Situation in Numbers

1.83 million People internally displaced since 15 December 2013 (OCHA South Sudan Humanitarian Bulletin, 21 December 2016)

1.17 million South Sudanese refugees in neighbouring countries since December 2013 (UNHCR South Sudan Situation Information Sharing Portal, 23 December 2016)

Situation Overview & Humanitarian Needs

The December 2016 food security outlook shows that extreme levels of food insecurity are expected in South Sudan in the first half of 2017. As a result of disrupted planting and harvesting caused by insecurity, coupled with high prices and volatile trade, food availability and access in the country is expected to be lower than normal. Northern Bahr el Ghazal and areas of Unity and Central Equatoria states are already at emergency levels of food insecurity. With insecurity restricting access for humanitarian assistance in many of these areas, the population may exhaust their coping mechanisms and descend into catastrophic levels of food insecurity.

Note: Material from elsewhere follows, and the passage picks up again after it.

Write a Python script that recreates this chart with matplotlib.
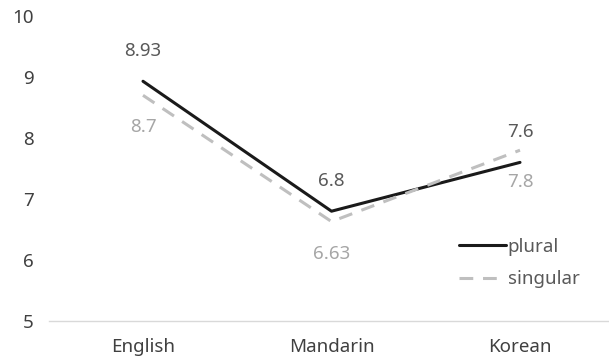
import matplotlib
matplotlib.use("Agg")
import matplotlib.pyplot as plt

# values
languages = ["English", "Mandarin", "Korean"]
plural = [8.93, 6.8, 7.6]
singular = [8.7, 6.63, 7.8]
plural_labels = ["8.93", "6.8", "7.6"]
singular_labels = ["8.7", "6.63", "7.8"]
y_ticks = [5, 6, 7, 8, 9, 10]

plt.rcParams['font.family'] = ['Noto Sans', 'DejaVu Sans']
fs = 13.5

fig = plt.figure(figsize=(6.09, 3.64), dpi=100)
ax = fig.add_axes([48.75 / 609, 1 - 321 / 364, 1 - 48.75 / 609, 305 / 364])

x = list(range(len(languages)))
ax.plot(x, plural, color='#1a1a1a', lw=2.2, solid_capstyle='round', label='plural')
ax.plot(x, singular, color='#bfbfbf', lw=2.2, dashes=(4.5, 3.2), label='singular')

# data labels, plural above, singular below
for xi, v, t in zip(x, plural, plural_labels):
    ax.annotate(t, (xi, v), xytext=(0, 30), textcoords='offset pixels',
                ha='center', va='center', fontsize=fs, color='#595959')
for xi, v, t in zip(x, singular, singular_labels):
    ax.annotate(t, (xi, v), xytext=(0, -32), textcoords='offset pixels',
                ha='center', va='center', fontsize=fs, color='#a6a6a6')

ax.set_xlim(-0.5, (609 - 48.75) / 188.5 - 0.5)
ax.set_ylim(5, 10)
ax.set_xticks(x)
ax.set_xticklabels(languages, fontsize=fs, color='#404040')
ax.set_yticks(y_ticks)
ax.set_yticklabels([str(t) for t in y_ticks], fontsize=fs, color='#404040')
ax.tick_params(length=0)
ax.tick_params(axis='x', pad=12)
ax.tick_params(axis='y', pad=11)
for s in ax.spines.values():
    s.set_visible(False)
ax.axhline(5, color='#d9d9d9', lw=1, clip_on=False)

ax.legend(loc='upper left', bbox_to_anchor=(459 / 609, 1 - 238 / 364),
          bbox_transform=fig.transFigure, frameon=False, fontsize=fs,
          handlelength=2.5, handletextpad=0.1, borderpad=0, borderaxespad=0,
          labelspacing=0.75, labelcolor='#595959')

fig.savefig("out.png", dpi=100)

As regular livelihood activities continue to be disrupted across the country and with food availability constrained, high levels of acute malnutrition are expected in the first half of 2017.

As the security situation continues to deteriorate in the Greater Equatoria region, the number of South Sudanese fleeing into neighbouring Uganda, Kenya, Central African Republic and the Democratic Republic of Congo is rising, with 7,046 people recorded to have crossed the border in a single day.
While the Greater Upper Nile (Jonglei, Upper Nile and Unity states) used to be considered the main conflict-affected region in South Sudan, approximately 56% of South Sudanese refugees are now from the three Equatoria states. Since July 2016, more than 394,500 refugees have entered Uganda alone; over 86% of the refugees are women and children. Uganda is hosting the highest number of South Sudanese refugees in the country, which has reached over 600,000.

Greater Equatoria now ranks as the second highest region in the country in terms of people in need of humanitarian assistance, which is estimated at 1.9 million. The region is second only to Greater Upper Nile, where a total of 2.9 million people are in need of aid. Greater Equatoria also ranks as the region with the highest need for the establishment of a protective environment.